[Set exercise] Reproduce the listing below exactly. Pictures do not belong in the copy.

-- begin --

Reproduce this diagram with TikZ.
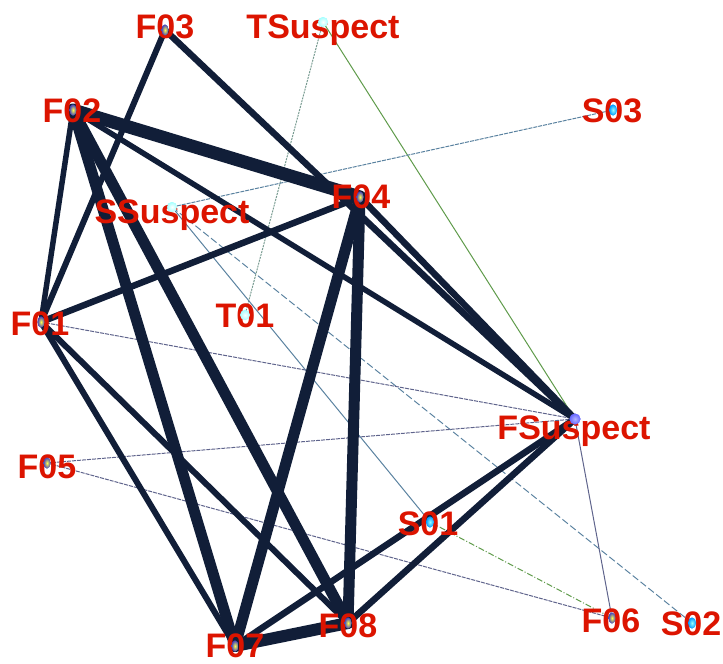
\documentclass[tikz,border=0pt]{standalone}
\usepackage{fontspec}
\setmainfont{Liberation Sans}
\usetikzlibrary{shapes.geometric}
\definecolor{edgec}{RGB}{17,30,56}
\definecolor{lblc}{RGB}{220,20,0}
\definecolor{thinp}{RGB}{95,100,140}
\definecolor{thinb}{RGB}{90,130,160}
\definecolor{thing}{RGB}{95,155,75}
\definecolor{thint}{RGB}{120,155,145}
\pgfdeclarelayer{bg}
\pgfsetlayers{bg,main}
\tikzset{
  heavy/.style={draw=edgec,line width=#1,line cap=round},
  lbl/.style={text=lblc,font=\fontsize{34}{36}\selectfont\bfseries,anchor=base,inner sep=0pt},
  fdot/.style={shape=ellipse,minimum width=7pt,minimum height=11pt,inner sep=0pt,shading=radial,inner color=yellow!70!white,outer color=blue!45!gray},
  sdot/.style={shape=ellipse,minimum width=8pt,minimum height=11pt,inner sep=0pt,shading=radial,inner color=cyan!40!white,outer color=cyan!60!blue},
  tdot/.style={shape=circle,minimum size=10pt,inner sep=0pt,shading=radial,inner color=white,outer color=cyan!35!white},
  fsdot/.style={shape=circle,minimum size=11pt,inner sep=0pt,shading=radial,inner color=blue!30!white,outer color=blue!60!white},
  thinline/.style={line width=1pt}
}
\begin{document}
\begin{tikzpicture}[x=1pt,y=-1pt]
\useasboundingbox (0,0) rectangle (723,664);
% dot positions
\node[fdot] (F03) at (165,30) {};
\node[tdot] (TS) at (323,22) {};
\node[fdot] (F02) at (73,110) {};
\node[sdot] (S03) at (613,110) {};
\node[fdot] (F04) at (360,197) {};
\node[tdot] (SS) at (172,207) {};
\node[tdot] (T01) at (245,315) {};
\node[fdot] (F01) at (41,322) {};
\node[fsdot] (FS) at (575,419) {};
\node[fdot] (F05) at (47,463) {};
\node[sdot] (S01) at (430,522) {};
\node[fdot] (F08) at (348,623) {};
\node[fdot] (F07) at (235,646) {};
\node[fdot] (F06) at (612,618) {};
\node[sdot] (S02) at (692,623) {};
\begin{pgfonlayer}{bg}
% thin connectors
\draw[thinline,draw=thint,dash pattern=on 2pt off 1pt] (TS.center) -- (T01.center);
\draw[thinline,draw=thing] (TS.center) -- (FS.center);
\draw[thinline,draw=thinb,dash pattern=on 4pt off 1pt] (SS.center) -- (S03.center);
\draw[thinline,draw=thinb] (SS.center) -- (S01.center);
\draw[thinline,draw=thinb,dash pattern=on 7pt off 3pt] (SS.center) -- (S02.center);
\draw[thinline,draw=thinp,dash pattern=on 4pt off 1pt] (F01.center) -- (FS.center);
\draw[thinline,draw=thinp,dash pattern=on 4pt off 1pt] (F05.center) -- (FS.center);
\draw[thinline,draw=thinp,dash pattern=on 4pt off 1pt] (F05.center) -- (F06.center);
\draw[thinline,draw=thinp] (FS.center) -- (F06.center);
\draw[thinline,draw=thing,dash pattern=on 6pt off 2pt on 1pt off 2pt] (S01.center) -- (F06.center);
% heavy connectors
\draw[heavy=6pt] (F03.center) -- (F01.center);
\draw[heavy=6.5pt] (F03.center) -- (FS.center);
\draw[heavy=5.5pt] (F02.center) -- (F01.center);
\draw[heavy=13pt] (F02.center) -- (F04.center);
\draw[heavy=5.5pt] (F02.center) -- (FS.center);
\draw[heavy=11pt] (F02.center) -- (F07.center);
\draw[heavy=11pt] (F02.center) -- (F08.center);
\draw[heavy=6.5pt] (F01.center) -- (F04.center);
\draw[heavy=6pt] (F01.center) -- (F07.center);
\draw[heavy=6pt] (F01.center) -- (F08.center);
\draw[heavy=11pt] (F04.center) -- (F07.center);
\draw[heavy=11pt] (F04.center) -- (F08.center);
\draw[heavy=6.5pt] (F04.center) -- (FS.center);
\draw[heavy=12pt] (F07.center) -- (F08.center);
\draw[heavy=6.5pt] (F07.center) -- (FS.center);
\draw[heavy=6.5pt] (F08.center) -- (FS.center);
\end{pgfonlayer}
% labels
\node[lbl] (F03l) at (165,38) {F03};
\node[lbl] (TSl) at (323,38) {TSuspect};
\node[lbl] (F02l) at (72,122) {F02};
\node[lbl] (S03l) at (612,122) {S03};
\node[lbl] (F04l) at (361,208) {F04};
\node[lbl] (SSl) at (172,223) {SSuspect};
\node[lbl] (T01l) at (245,327) {T01};
\node[lbl] (F01l) at (40,335) {F01};
\node[lbl] (FSl) at (574,439) {FSuspect};
\node[lbl] (F05l) at (47,478) {F05};
\node[lbl] (S01l) at (428,535) {S01};
\node[lbl] (F08l) at (348,637) {F08};
\node[lbl] (F07l) at (235,657) {F07};
\node[lbl] (F06l) at (611,632) {F06};
\node[lbl] (S02l) at (691,635) {S02};
% redraw dots on top of labels
\foreach \n/\s in {F03/fdot,F02/fdot,F04/fdot,F01/fdot,F05/fdot,F08/fdot,F07/fdot,F06/fdot,S03/sdot,S01/sdot,S02/sdot,TS/tdot,SS/tdot,T01/tdot,FS/fsdot}
  \node[\s] at (\n.center) {};
\end{tikzpicture}
\end{document}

-- end --

[Answer]
Reproduce this diagram with TikZ.
\documentclass[tikz,border=0pt]{standalone}
\usepackage{fontspec}
\setmainfont{Liberation Sans}
\usetikzlibrary{shapes.geometric}
\definecolor{edgec}{RGB}{17,30,56}
\definecolor{lblc}{RGB}{220,20,0}
\definecolor{thinp}{RGB}{95,100,140}
\definecolor{thinb}{RGB}{90,130,160}
\definecolor{thing}{RGB}{95,155,75}
\definecolor{thint}{RGB}{120,155,145}
\pgfdeclarelayer{bg}
\pgfsetlayers{bg,main}
\tikzset{
  heavy/.style={draw=edgec,line width=#1,line cap=round},
  lbl/.style={text=lblc,font=\fontsize{34}{36}\selectfont\bfseries,anchor=base,inner sep=0pt},
  fdot/.style={shape=ellipse,minimum width=7pt,minimum height=11pt,inner sep=0pt,shading=radial,inner color=yellow!70!white,outer color=blue!45!gray},
  sdot/.style={shape=ellipse,minimum width=8pt,minimum height=11pt,inner sep=0pt,shading=radial,inner color=cyan!40!white,outer color=cyan!60!blue},
  tdot/.style={shape=circle,minimum size=10pt,inner sep=0pt,shading=radial,inner color=white,outer color=cyan!35!white},
  fsdot/.style={shape=circle,minimum size=11pt,inner sep=0pt,shading=radial,inner color=blue!30!white,outer color=blue!60!white},
  thinline/.style={line width=1pt}
}
\begin{document}
\begin{tikzpicture}[x=1pt,y=-1pt]
\useasboundingbox (0,0) rectangle (723,664);
% dot positions
\node[fdot] (F03) at (165,30) {};
\node[tdot] (TS) at (323,22) {};
\node[fdot] (F02) at (73,110) {};
\node[sdot] (S03) at (613,110) {};
\node[fdot] (F04) at (360,197) {};
\node[tdot] (SS) at (172,207) {};
\node[tdot] (T01) at (245,315) {};
\node[fdot] (F01) at (41,322) {};
\node[fsdot] (FS) at (575,419) {};
\node[fdot] (F05) at (47,463) {};
\node[sdot] (S01) at (430,522) {};
\node[fdot] (F08) at (348,623) {};
\node[fdot] (F07) at (235,646) {};
\node[fdot] (F06) at (612,618) {};
\node[sdot] (S02) at (692,623) {};
\begin{pgfonlayer}{bg}
% thin connectors
\draw[thinline,draw=thint,dash pattern=on 2pt off 1pt] (TS.center) -- (T01.center);
\draw[thinline,draw=thing] (TS.center) -- (FS.center);
\draw[thinline,draw=thinb,dash pattern=on 4pt off 1pt] (SS.center) -- (S03.center);
\draw[thinline,draw=thinb] (SS.center) -- (S01.center);
\draw[thinline,draw=thinb,dash pattern=on 7pt off 3pt] (SS.center) -- (S02.center);
\draw[thinline,draw=thinp,dash pattern=on 4pt off 1pt] (F01.center) -- (FS.center);
\draw[thinline,draw=thinp,dash pattern=on 4pt off 1pt] (F05.center) -- (FS.center);
\draw[thinline,draw=thinp,dash pattern=on 4pt off 1pt] (F05.center) -- (F06.center);
\draw[thinline,draw=thinp] (FS.center) -- (F06.center);
\draw[thinline,draw=thing,dash pattern=on 6pt off 2pt on 1pt off 2pt] (S01.center) -- (F06.center);
% heavy connectors
\draw[heavy=6pt] (F03.center) -- (F01.center);
\draw[heavy=6.5pt] (F03.center) -- (FS.center);
\draw[heavy=5.5pt] (F02.center) -- (F01.center);
\draw[heavy=13pt] (F02.center) -- (F04.center);
\draw[heavy=5.5pt] (F02.center) -- (FS.center);
\draw[heavy=11pt] (F02.center) -- (F07.center);
\draw[heavy=11pt] (F02.center) -- (F08.center);
\draw[heavy=6.5pt] (F01.center) -- (F04.center);
\draw[heavy=6pt] (F01.center) -- (F07.center);
\draw[heavy=6pt] (F01.center) -- (F08.center);
\draw[heavy=11pt] (F04.center) -- (F07.center);
\draw[heavy=11pt] (F04.center) -- (F08.center);
\draw[heavy=6.5pt] (F04.center) -- (FS.center);
\draw[heavy=12pt] (F07.center) -- (F08.center);
\draw[heavy=6.5pt] (F07.center) -- (FS.center);
\draw[heavy=6.5pt] (F08.center) -- (FS.center);
\end{pgfonlayer}
% labels
\node[lbl] (F03l) at (165,38) {F03};
\node[lbl] (TSl) at (323,38) {TSuspect};
\node[lbl] (F02l) at (72,122) {F02};
\node[lbl] (S03l) at (612,122) {S03};
\node[lbl] (F04l) at (361,208) {F04};
\node[lbl] (SSl) at (172,223) {SSuspect};
\node[lbl] (T01l) at (245,327) {T01};
\node[lbl] (F01l) at (40,335) {F01};
\node[lbl] (FSl) at (574,439) {FSuspect};
\node[lbl] (F05l) at (47,478) {F05};
\node[lbl] (S01l) at (428,535) {S01};
\node[lbl] (F08l) at (348,637) {F08};
\node[lbl] (F07l) at (235,657) {F07};
\node[lbl] (F06l) at (611,632) {F06};
\node[lbl] (S02l) at (691,635) {S02};
% redraw dots on top of labels
\foreach \n/\s in {F03/fdot,F02/fdot,F04/fdot,F01/fdot,F05/fdot,F08/fdot,F07/fdot,F06/fdot,S03/sdot,S01/sdot,S02/sdot,TS/tdot,SS/tdot,T01/tdot,FS/fsdot}
  \node[\s] at (\n.center) {};
\end{tikzpicture}
\end{document}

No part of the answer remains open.